Dalla Gazzetta dello Sport
Ha gia un’esperienza al Paris Saint Germain. A 20 anni, Cher Ndour ha bruciato le tappe, ha girato l’Europa. Ora il focus del centrocampista è tutto sulla Serie A, con un occhio al prossimo Europeo Under 21. Ma il sogno più grande resta uno: conquistare la fiducia di Luciano Spalletti per un futuro anche nella Nazionale maggiore. Ha un tatuaggio, «Non sognare la tua vita, vivi il tuo sogno».
A 20 anni ha già avuto esperienze in top club. A che punto siamo del sogno?
«Ho tatuato la frase prima del mio esordio in prima squadra con il Benfica e si è realizzato davvero. Continuo a vivere questo sogno come se fossi un ragazzino dell’oratorio che gioca con gli amici».
Lo Cher bambino lo immaginava?
«Non ho mai pensato ad altro. Ho sempre avuto una passione per il calcio incredibile». A 16 anni, il Benfica. «Ho sempre avuto bisogno di stimoli. A 16 anni non è facile lasciare casa, ma era l’esperienza perfetta. Mi sono ritrovato in un nuovo Paese con una lingua diversa. Mi hanno accolto benissimo e ho imparato velocemente il portoghese».
Una differenza con l’Italia?
«Nel precampionato non facevamo lavoro atletico. All’Atalanta ero abituato a carichi di lavoro importanti. Al Benfica lavoravamo solo con la palla, almeno fino alla prima squadra».
I suoi genitori l’hanno seguita?
«Sempre. I primi due anni è venuto solo mio papà, poi è arrivata anche mamma. Sono rimasti con me a Parigi, al Besiktas e ora a Firenze. Abbiamo un rapporto aperto e genuino, difficile da trovare. Mi confido con loro e sanno tutto di me».
Madre italiana, padre senegalese. Perché l’azzurro?
«Sono nato e cresciuto in Italia. È il mio Paese, è metà del mio cuore. Mai avuto dubbi».
Nel 2023 al Psg. Il primo compagno visto?

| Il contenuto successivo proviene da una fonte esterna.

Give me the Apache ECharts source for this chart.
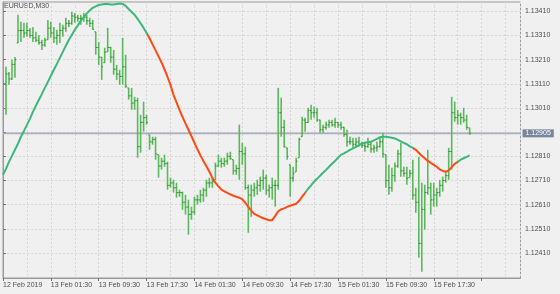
<!DOCTYPE html>
<html>
<head>
<meta charset="utf-8">
<script src="https://cdn.jsdelivr.net/npm/echarts@6/dist/echarts.min.js"></script>
<style>html,body{margin:0;padding:0;background:#f0f0f0;}#c{width:560px;height:294px;}</style>
</head>
<body>
<div id="c"></div>
<script>
// ---- data (EURUSD M30, 12 Feb 2019 17:30 .. 15 Feb 2019 23:30) ----
const symbolTitle = 'EURUSD,M30';
const lastPrice = 1.12905;
const xTickIndex = [0, 16, 32, 48, 64, 80, 96, 112, 128, 144];
const xTickLabels = ['12 Feb 2019', '13 Feb 01:30', '13 Feb 09:30', '13 Feb 17:30', '14 Feb 01:30',
  '14 Feb 09:30', '14 Feb 17:30', '15 Feb 01:30', '15 Feb 09:30', '15 Feb 17:30'];
const yTickValues = [1.12410, 1.12510, 1.12610, 1.12710, 1.12810, 1.12910, 1.13010, 1.13110, 1.13210, 1.13310, 1.13410];
const yTickLabels = ['1.12410', '1.12510', '1.12610', '1.12710', '1.12810', '', '1.13010', '1.13110', '1.13210', '1.13310', '1.13410'];

const opens = [1.13040,1.13110,1.13150,1.13130,1.13190,1.13279,1.13330,1.13330,1.13320,1.13330,
1.13310,1.13300,1.13290,1.13280,1.13270,1.13292,1.13340,1.13320,1.13300,1.13310,
1.13330,1.13340,1.13360,1.13360,1.13390,1.13385,1.13380,1.13380,1.13385,1.13370,
1.13360,1.13325,1.13260,1.13220,1.13197,1.13242,1.13260,1.13220,1.13170,1.13150,
1.13140,1.13180,1.13093,1.13060,1.13030,1.13040,1.12850,1.12950,1.12970,1.12899,
1.12870,1.12880,1.12817,1.12770,1.12790,1.12780,1.12690,1.12700,1.12680,1.12660,
1.12660,1.12620,1.12600,1.12570,1.12580,1.12630,1.12630,1.12650,1.12670,1.12700,
1.12700,1.12713,1.12770,1.12790,1.12780,1.12790,1.12810,1.12796,1.12750,1.12760,
1.12830,1.12820,1.12680,1.12650,1.12670,1.12680,1.12690,1.12710,1.12720,1.12670,
1.12680,1.12690,1.12690,1.12990,1.12930,1.12845,1.12775,1.12720,1.12746,1.12804,
1.12891,1.12960,1.12950,1.13000,1.12990,1.12990,1.12960,1.12920,1.12930,1.12940,
1.12950,1.12940,1.12950,1.12940,1.12930,1.12900,1.12870,1.12870,1.12860,1.12870,
1.12860,1.12855,1.12850,1.12860,1.12840,1.12845,1.12850,1.12870,1.12817,1.12710,
1.12680,1.12730,1.12770,1.12820,1.12750,1.12740,1.12722,1.12740,1.12650,1.12620,
1.12450,1.12590,1.12660,1.12680,1.12630,1.12650,1.12660,1.12690,1.12710,1.12730,
1.12830,1.12990,1.12970,1.12980,1.12970,1.12960,1.12928];
const highs = [1.13126,1.13180,1.13159,1.13209,1.13221,1.13395,1.13366,1.13362,1.13362,1.13341,
1.13345,1.13325,1.13312,1.13292,1.13300,1.13374,1.13366,1.13345,1.13333,1.13362,
1.13354,1.13383,1.13374,1.13407,1.13403,1.13395,1.13395,1.13403,1.13395,1.13383,
1.13374,1.13325,1.13283,1.13221,1.13259,1.13341,1.13263,1.13250,1.13188,1.13168,
1.13300,1.13230,1.13093,1.13093,1.13056,1.13052,1.12982,1.13036,1.12982,1.12899,
1.12891,1.12891,1.12817,1.12804,1.12817,1.12788,1.12722,1.12713,1.12701,1.12672,
1.12664,1.12651,1.12631,1.12602,1.12643,1.12651,1.12672,1.12680,1.12713,1.12722,
1.12722,1.12784,1.12817,1.12804,1.12804,1.12825,1.12829,1.12796,1.12775,1.12941,
1.12866,1.12850,1.12693,1.12693,1.12701,1.12713,1.12726,1.12755,1.12734,1.12693,
1.12722,1.12713,1.13093,1.13052,1.12961,1.12845,1.12775,1.12767,1.12804,1.12887,
1.12974,1.12969,1.13011,1.13023,1.13015,1.13011,1.12961,1.12941,1.12953,1.12961,
1.12961,1.12969,1.12953,1.12953,1.12932,1.12920,1.12891,1.12887,1.12887,1.12891,
1.12870,1.12870,1.12887,1.12870,1.12858,1.12870,1.12887,1.12907,1.12817,1.12775,
1.12763,1.12784,1.12837,1.12866,1.12767,1.12767,1.12755,1.12796,1.12680,1.12808,
1.12701,1.12693,1.12837,1.12701,1.12701,1.12680,1.12713,1.12726,1.12746,1.12845,
1.13056,1.13036,1.13002,1.12990,1.13011,1.12982,1.12928];
const lows = [1.12994,1.12982,1.13106,1.13126,1.13135,1.13279,1.13283,1.13300,1.13304,1.13300,
1.13283,1.13283,1.13271,1.13250,1.13263,1.13292,1.13300,1.13279,1.13271,1.13279,
1.13304,1.13325,1.13345,1.13354,1.13362,1.13366,1.13354,1.13366,1.13354,1.13345,
1.13333,1.13230,1.13188,1.13126,1.13197,1.13242,1.13197,1.13147,1.13126,1.13106,
1.13106,1.13093,1.13044,1.13002,1.13002,1.12804,1.12825,1.12912,1.12941,1.12837,
1.12858,1.12796,1.12722,1.12755,1.12767,1.12672,1.12680,1.12660,1.12639,1.12643,
1.12589,1.12569,1.12486,1.12548,1.12569,1.12610,1.12618,1.12622,1.12643,1.12680,
1.12680,1.12713,1.12767,1.12763,1.12767,1.12775,1.12796,1.12734,1.12734,1.12713,
1.12775,1.12672,1.12494,1.12560,1.12643,1.12651,1.12664,1.12672,1.12651,1.12639,
1.12631,1.12602,1.12672,1.12891,1.12845,1.12796,1.12643,1.12705,1.12746,1.12804,
1.12891,1.12912,1.12949,1.12961,1.12969,1.12953,1.12907,1.12907,1.12920,1.12928,
1.12932,1.12928,1.12928,1.12920,1.12891,1.12850,1.12858,1.12845,1.12845,1.12850,
1.12845,1.12829,1.12845,1.12825,1.12825,1.12829,1.12845,1.12804,1.12680,1.12651,
1.12664,1.12705,1.12763,1.12726,1.12726,1.12693,1.12722,1.12631,1.12577,1.12391,
1.12333,1.12507,1.12651,1.12569,1.12602,1.12602,1.12643,1.12664,1.12701,1.12713,
1.12755,1.12953,1.12941,1.12941,1.12949,1.12920,1.12899];
const closes = [1.13110,1.13150,1.13130,1.13190,1.13210,1.13330,1.13330,1.13320,1.13330,1.13310,
1.13300,1.13290,1.13280,1.13270,1.13290,1.13340,1.13320,1.13300,1.13310,1.13330,
1.13340,1.13360,1.13360,1.13390,1.13385,1.13380,1.13380,1.13385,1.13370,1.13360,
1.13335,1.13260,1.13220,1.13180,1.13240,1.13260,1.13220,1.13170,1.13150,1.13140,
1.13180,1.13100,1.13060,1.13030,1.13040,1.12850,1.12950,1.12970,1.12950,1.12870,
1.12880,1.12820,1.12770,1.12790,1.12780,1.12690,1.12700,1.12680,1.12660,1.12660,
1.12620,1.12600,1.12570,1.12580,1.12630,1.12630,1.12650,1.12670,1.12700,1.12700,
1.12705,1.12770,1.12790,1.12780,1.12790,1.12810,1.12800,1.12750,1.12760,1.12830,
1.12820,1.12680,1.12650,1.12670,1.12680,1.12690,1.12710,1.12720,1.12670,1.12680,
1.12690,1.12690,1.12990,1.12930,1.12850,1.12810,1.12720,1.12740,1.12790,1.12880,
1.12960,1.12950,1.13000,1.12990,1.12990,1.12960,1.12920,1.12930,1.12940,1.12950,
1.12940,1.12950,1.12940,1.12930,1.12900,1.12870,1.12870,1.12860,1.12870,1.12860,
1.12855,1.12850,1.12860,1.12840,1.12845,1.12850,1.12870,1.12820,1.12710,1.12680,
1.12730,1.12770,1.12820,1.12750,1.12740,1.12720,1.12740,1.12650,1.12620,1.12450,
1.12590,1.12660,1.12680,1.12630,1.12650,1.12660,1.12690,1.12710,1.12730,1.12830,
1.12990,1.12970,1.12980,1.12970,1.12960,1.12930,1.12905];
const maValues = [1.12734,1.12758,1.12787,1.12812,1.12837,1.12862,1.12891,1.12915,1.12940,1.12965,
1.12994,1.13019,1.13044,1.13068,1.13093,1.13118,1.13143,1.13168,1.13192,1.13217,
1.13242,1.13267,1.13291,1.13312,1.13333,1.13351,1.13370,1.13386,1.13401,1.13413,
1.13424,1.13430,1.13436,1.13438,1.13440,1.13440,1.13438,1.13438,1.13440,1.13442,
1.13440,1.13432,1.13419,1.13407,1.13395,1.13378,1.13360,1.13341,1.13320,1.13298,
1.13273,1.13248,1.13223,1.13198,1.13169,1.13138,1.13105,1.13064,1.13033,1.13002,
1.12973,1.12946,1.12920,1.12893,1.12866,1.12839,1.12814,1.12791,1.12769,1.12746,
1.12721,1.12701,1.12686,1.12672,1.12665,1.12659,1.12653,1.12647,1.12643,1.12639,
1.12632,1.12618,1.12601,1.12585,1.12572,1.12566,1.12560,1.12554,1.12550,1.12546,
1.12546,1.12564,1.12583,1.12591,1.12595,1.12601,1.12606,1.12610,1.12614,1.12626,
1.12643,1.12659,1.12676,1.12690,1.12705,1.12717,1.12730,1.12742,1.12754,1.12767,
1.12779,1.12791,1.12804,1.12816,1.12822,1.12829,1.12837,1.12843,1.12849,1.12856,
1.12862,1.12866,1.12868,1.12870,1.12876,1.12882,1.12889,1.12891,1.12891,1.12889,
1.12887,1.12884,1.12878,1.12872,1.12866,1.12860,1.12851,1.12845,1.12837,1.12825,
1.12812,1.12802,1.12791,1.12783,1.12775,1.12767,1.12756,1.12750,1.12746,1.12752,
1.12765,1.12779,1.12787,1.12796,1.12802,1.12808,1.12814];
// bar index where the MA colour flips (starts rising colour first)
const maTurnIndex = [48, 101, 137, 152];

// ---- styles ----
const BG = '#f0f0f0', TXT = '#4d4d4d', GRIDC = '#d6d6d6', FRAME = '#9a9a9a';
const BAR = '#5cb85c', BARTICK = '#2e8b2e', UP = '#3cb878', DOWN = '#ff4a14';
const FONT = 'Liberation Sans, Arial, sans-serif';
const X_MAX = 173;

const bars = highs.map((h, i) => [i, opens[i], h, lows[i], closes[i]]);
const maData = maValues.map((v, i) => [i, v]);
const priceLine = [[0, lastPrice], [X_MAX, lastPrice]];
const pieces = [];
let prev = -Infinity;
[...maTurnIndex, Infinity].forEach((t, k) => {
  const p = { color: k % 2 === 0 ? UP : DOWN };
  if (prev !== -Infinity) p.gte = prev;
  if (t !== Infinity) p.lt = t;
  pieces.push(p);
  prev = t;
});

const chart = echarts.init(document.getElementById('c'), null, { renderer: 'canvas' });
chart.setOption({
  animation: false,
  backgroundColor: BG,
  textStyle: { fontFamily: FONT },
  grid: { left: 1.5, right: 39.5, top: 2, bottom: 16, show: true, borderColor: FRAME, borderWidth: 1, backgroundColor: BG },
  graphic: [{ type: 'text', left: 4, top: 3, style: { text: symbolTitle, fill: TXT, font: '7px ' + FONT } }],
  xAxis: [
    { type: 'value', min: 0, max: X_MAX, interval: 8, position: 'bottom',
      axisLine: { show: false }, axisTick: { show: false }, axisLabel: { show: false },
      splitLine: { show: true, lineStyle: { color: GRIDC, type: [2, 2], width: 1 } } },
    { type: 'value', min: 0, max: X_MAX, interval: 16, position: 'bottom',
      axisLine: { show: true, lineStyle: { color: FRAME } },
      axisTick: { show: true, length: 3, lineStyle: { color: '#707070' } },
      axisLabel: { show: true, color: TXT, fontSize: 7, fontFamily: FONT, align: 'left', margin: 4,
        showMaxLabel: false,
        formatter: v => { const k = xTickIndex.indexOf(v); return k >= 0 ? xTickLabels[k] : ''; } },
      splitLine: { show: false } }
  ],
  yAxis: {
    type: 'value', position: 'right', min: 1.12307, max: 1.13448,
    axisLine: { show: true, lineStyle: { color: FRAME } },
    axisTick: { show: true, length: 3, customValues: yTickValues, lineStyle: { color: '#707070' } },
    axisLabel: { show: true, customValues: yTickValues, color: TXT, fontSize: 7, fontFamily: FONT, margin: 4.5,
      formatter: v => { const k = yTickValues.findIndex(t => Math.abs(t - v) < 1e-7); return k >= 0 ? yTickLabels[k] : ''; } },
    splitLine: { show: true, lineStyle: { color: GRIDC, type: [2, 2], width: 1 } }
  },
  visualMap: { show: false, type: 'piecewise', seriesIndex: 2, dimension: 0, pieces: pieces },
  series: [
    { type: 'line', xAxisIndex: 0, data: priceLine, showSymbol: false, symbol: 'none', silent: true, z: 1,
      lineStyle: { color: '#a7afbc', width: 1.6 },
      endLabel: { show: true, formatter: lastPrice.toFixed(5), color: '#ffffff',
        backgroundColor: '#78889a', fontSize: 7, fontFamily: FONT, padding: [1, 3, 0, 3], distance: 2 } },
    { type: 'custom', xAxisIndex: 0, clip: true, z: 2,
      encode: { x: 0, y: [1, 2, 3, 4] },
      data: bars,
      renderItem: (params, api) => {
        const i = api.value(0);
        const hi = api.coord([i, api.value(2)]);
        const lo = api.coord([i, api.value(3)]);
        const op = api.coord([i, api.value(1)]);
        const cl = api.coord([i, api.value(4)]);
        const x = hi[0];
        return { type: 'group', children: [
          { type: 'line', shape: { x1: x, y1: hi[1], x2: x, y2: lo[1] }, style: { stroke: BAR, lineWidth: 1.6 } },
          { type: 'line', shape: { x1: x - 1.3, y1: op[1], x2: x, y2: op[1] }, style: { stroke: BARTICK, lineWidth: 1 } },
          { type: 'line', shape: { x1: x, y1: cl[1], x2: x + 1.3, y2: cl[1] }, style: { stroke: BARTICK, lineWidth: 1 } }
        ] };
      }
    },
    { type: 'line', xAxisIndex: 0, data: maData, showSymbol: false, symbol: 'none',
      lineStyle: { width: 2 }, z: 3 }
  ]
});
</script>
</body>
</html>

«Arrivai giovanissimo. L’ufficialità arrivò all’Europeo Under 19. È stato un mix di emozioni. Gigio Donnarumma ha semplificato il mio inserimento. Mi ha fatto i complimenti e mi ha presentato a tutti. Mi hanno accolto come se fossi lì da tempo».
Si è allenato pure con Mbappé…
«Un fenomeno e un bravo ragazzo. In allenamento faceva cose non normali, in partita le risolveva tutte lui. A fine seduta giocavamo a basket in piscina».
Una frase che si porta dentro?
«Donnarumma mi ha sempre detto di avere pazienza. Mi ricordava che le esperienze fatte mi avrebbero fatto crescere, concludendo con “il tuo giorno arriverà, sei molto forte”».
Ora la Fiorentina, com’è il ritorno in Italia?
«Dopo cinque anni all’estero, sentivo il richiamo di casa. Firenze è la piazza giusta per me. È una squadra molto giovane con un progetto a lungo termine. C’è tutto per lavorare al massimo».
Ha visitato la città?
«Ho fatto soprattutto shopping in centro».
Rui Costa è stato il suo presidente al Benfica. L’ha sentito quando è tornato a Firenze?
«Non ci sentiamo da due anni. Ho saputo che potrebbe tornare a Firenze e mi farebbe piacere incontrarlo. Mi trattava come un figlio. Mi dava consigli e parlavamo in italiano. Lo stimo a 360 gradi».
È stato facile integrarsi con i nuovi compagni?
«Ho stretto un bel rapporto con tutti. Per la prima volta sono arrivato in uno spogliatoio dove capisco subito la lingua! Ho legato con Moise (Kean), Albert (Gudmundsson) e Richardson. Poi c’è Dodò che è l’anima dello spogliatoio, mette allegria».
Le treccine come Kean, vi scambiate consigli a tema capelli?
«Sì, mi domanda come farle. Un giorno potremmo andare dallo stesso parrucchiere e farcele simili. Moise ha un capello diverso, le mie sono più belle oggettivamente… (ride ndr)».
Dove può arrivare la Fiorentina?
«Possiamo e dobbiamo sognare l’Europa. Abbiamo le capacità per arrivarci. Le ultime due vittorie ci hanno dato una forte spinta».
Tornando al tatuaggio… ora quale è il sogno?
«Fare bene con la Fiorentina e nell’Europeo con l’Under 21. E poi la maglia della Nazionale».